Putting her own imprint on the team as a head coach is important to Kellam.
“Sandy and I have different personalities,” Kellam said. “I’m a little more laid back. I’ve got four kids, 10 and under. One of my big advantages is kind of going with the flow. I have backup plans, but I try not to let it stress me out too much. We’ll see how it goes.”
The difference now is that Kellam will be a first-time head coach at West Forsyth with many new swimmers.
“I think it could be good,” she said. “I’ve got a great group of kids that are still there from the past couple of years. They know a lot of the kids on club swimming that are coming up and getting ready to swim in high school. I think they will be a great asset and kind of create that new team dynamic with a new coach.”

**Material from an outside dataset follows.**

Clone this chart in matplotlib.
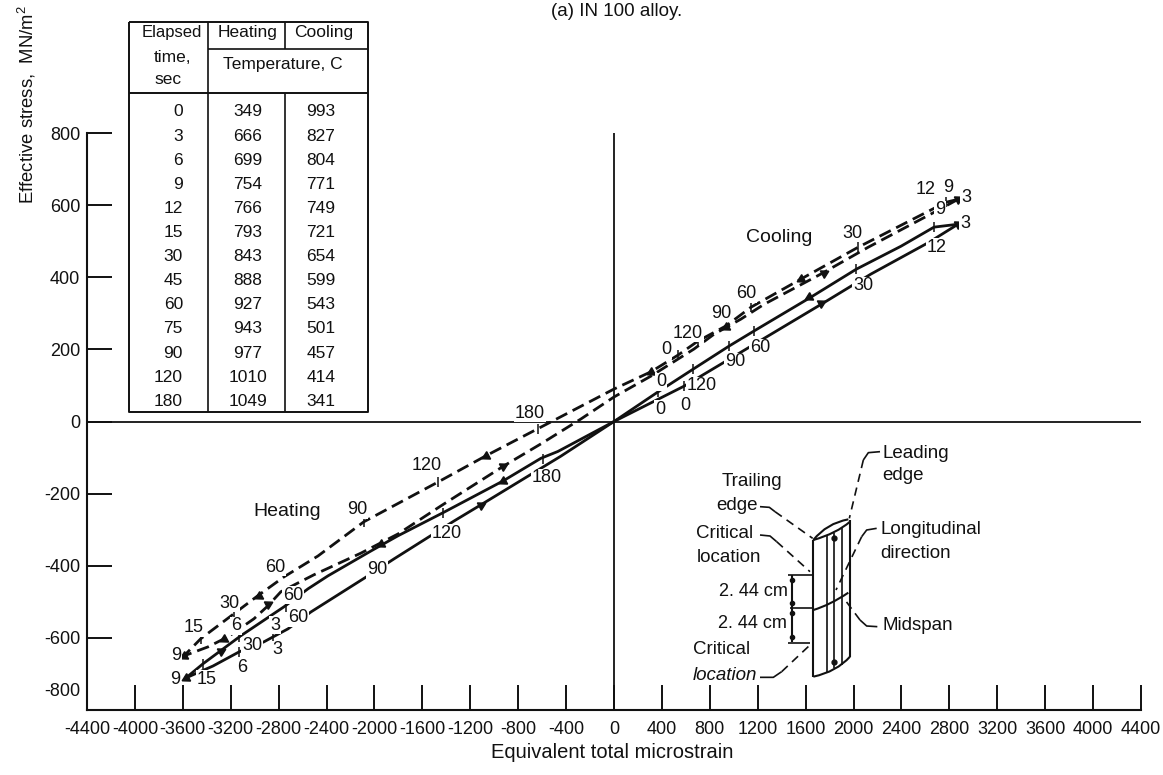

Another facet of being a high school swim coach is being at a pool rather than the school during practices and meets.
“Swimming is so unusual, because you’re off-site, to know how that works,” Pennington said. “You have swim practices at some unusual times because that’s just when it’s available. You’ve got two lanes today and you’ve got one lane today. It’s not like back in the day with me with basketball, I knew I was going to have the entire gym at this time.
“Swimming doesn’t do that, so she’s very familiar with all of that because she’s done it and she’s developed a relationship with Jerry Long Y. They’re good to us, it’s a much better situation than if you were breaking somebody in from wherever that might not be as familiar with the way we have to do swimming because we just don’t have a pool on campus.”
One thing high school coaches must face is the difference it makes to be a part-time swimmer, where that person only swims for the school, versus a year-round swimmer, who swims for both the school and for their particular club.
“I think mainly going to be encouraging the part-time swimmers while not detracting from all of the effort that the year-rounders have put in because they’ve been doing this a long time,” Kellam said. “We want to acknowledge that while also not making the new kids feel like they’re not part of the team.”
Even though school just finished for the 2024-25 year, practice for the West Forsyth team will begin in the fall and the season will go into February of 2026.
“Hopefully we can keep it strong,” Kellam said. “We’ve taken a couple fantastic relays to states the past couple years. I’d like to build it even more.”